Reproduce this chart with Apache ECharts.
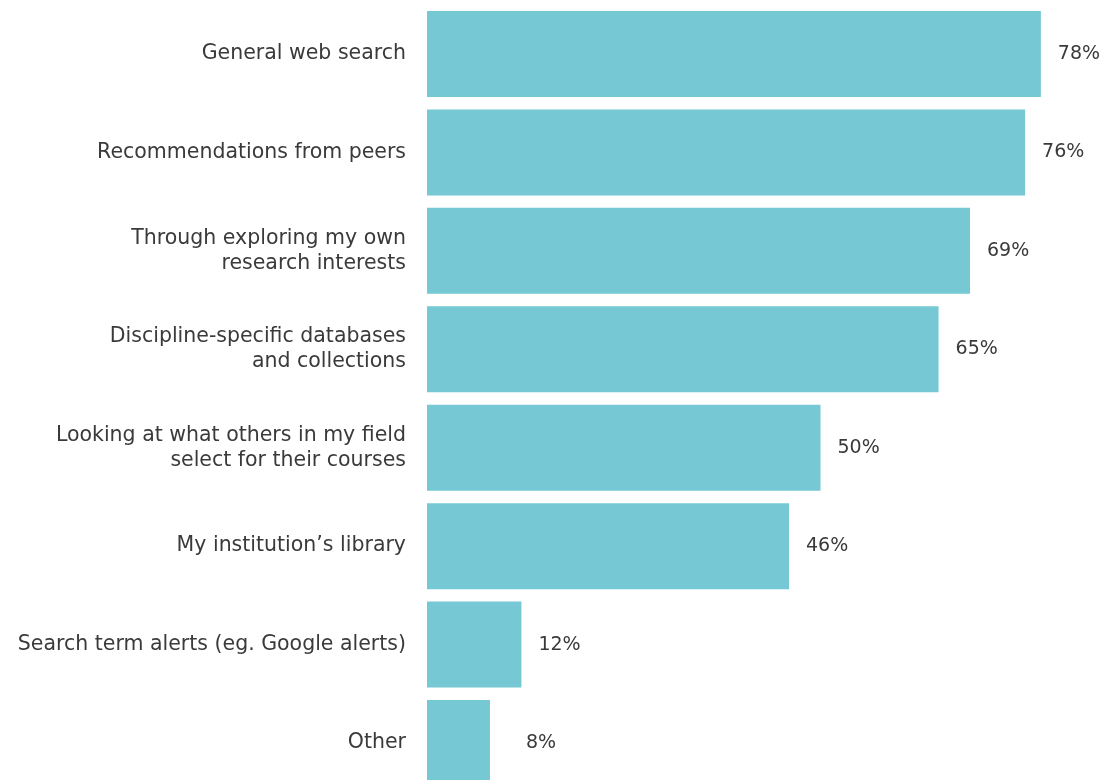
* * *
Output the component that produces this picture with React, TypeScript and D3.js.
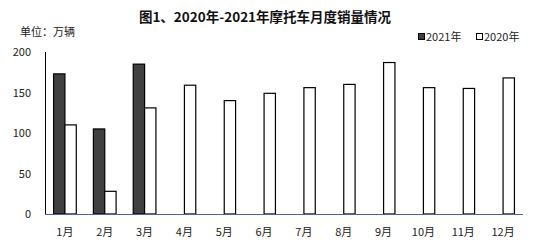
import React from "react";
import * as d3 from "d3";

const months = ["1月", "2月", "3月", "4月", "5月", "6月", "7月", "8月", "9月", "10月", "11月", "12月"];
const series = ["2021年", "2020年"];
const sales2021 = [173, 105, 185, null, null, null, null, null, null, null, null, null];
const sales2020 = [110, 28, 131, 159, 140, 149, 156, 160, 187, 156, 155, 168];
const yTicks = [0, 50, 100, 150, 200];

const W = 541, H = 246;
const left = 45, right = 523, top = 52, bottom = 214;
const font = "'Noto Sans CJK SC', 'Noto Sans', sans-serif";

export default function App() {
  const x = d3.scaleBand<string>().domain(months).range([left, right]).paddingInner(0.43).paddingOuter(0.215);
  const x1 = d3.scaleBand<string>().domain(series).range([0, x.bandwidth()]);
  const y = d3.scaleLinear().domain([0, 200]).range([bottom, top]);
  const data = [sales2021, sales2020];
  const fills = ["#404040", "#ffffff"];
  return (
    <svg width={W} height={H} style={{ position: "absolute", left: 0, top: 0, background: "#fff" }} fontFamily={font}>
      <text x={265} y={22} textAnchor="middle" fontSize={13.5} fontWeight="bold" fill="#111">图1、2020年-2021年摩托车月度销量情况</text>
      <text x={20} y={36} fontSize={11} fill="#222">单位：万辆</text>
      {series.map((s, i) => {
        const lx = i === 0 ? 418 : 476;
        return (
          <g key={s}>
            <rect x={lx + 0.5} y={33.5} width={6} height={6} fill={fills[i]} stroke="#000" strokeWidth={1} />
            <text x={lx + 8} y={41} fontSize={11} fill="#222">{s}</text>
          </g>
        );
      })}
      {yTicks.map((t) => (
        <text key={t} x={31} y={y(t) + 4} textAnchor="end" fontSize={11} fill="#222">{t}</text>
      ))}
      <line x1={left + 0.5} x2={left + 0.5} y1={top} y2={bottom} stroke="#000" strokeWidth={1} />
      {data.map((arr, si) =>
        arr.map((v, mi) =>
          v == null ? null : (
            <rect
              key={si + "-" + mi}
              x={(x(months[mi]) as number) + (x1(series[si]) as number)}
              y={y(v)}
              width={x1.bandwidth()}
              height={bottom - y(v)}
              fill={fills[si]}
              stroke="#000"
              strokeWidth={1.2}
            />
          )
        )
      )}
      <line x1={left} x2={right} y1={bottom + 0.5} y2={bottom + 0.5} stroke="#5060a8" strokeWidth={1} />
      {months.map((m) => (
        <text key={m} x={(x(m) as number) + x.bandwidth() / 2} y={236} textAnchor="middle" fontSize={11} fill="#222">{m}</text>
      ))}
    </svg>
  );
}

§ Set exercise: Leave the pictures out, then copy word for word only the lines from the one containing "Output the component" through the one containing "CJK SC', 'Noto", both included.

§ Solution to the problem:
Output the component that produces this picture with React, TypeScript and D3.js.
import React from "react";
import * as d3 from "d3";

const months = ["1月", "2月", "3月", "4月", "5月", "6月", "7月", "8月", "9月", "10月", "11月", "12月"];
const series = ["2021年", "2020年"];
const sales2021 = [173, 105, 185, null, null, null, null, null, null, null, null, null];
const sales2020 = [110, 28, 131, 159, 140, 149, 156, 160, 187, 156, 155, 168];
const yTicks = [0, 50, 100, 150, 200];

const W = 541, H = 246;
const left = 45, right = 523, top = 52, bottom = 214;
const font = "'Noto Sans CJK SC', 'Noto Sans', sans-serif";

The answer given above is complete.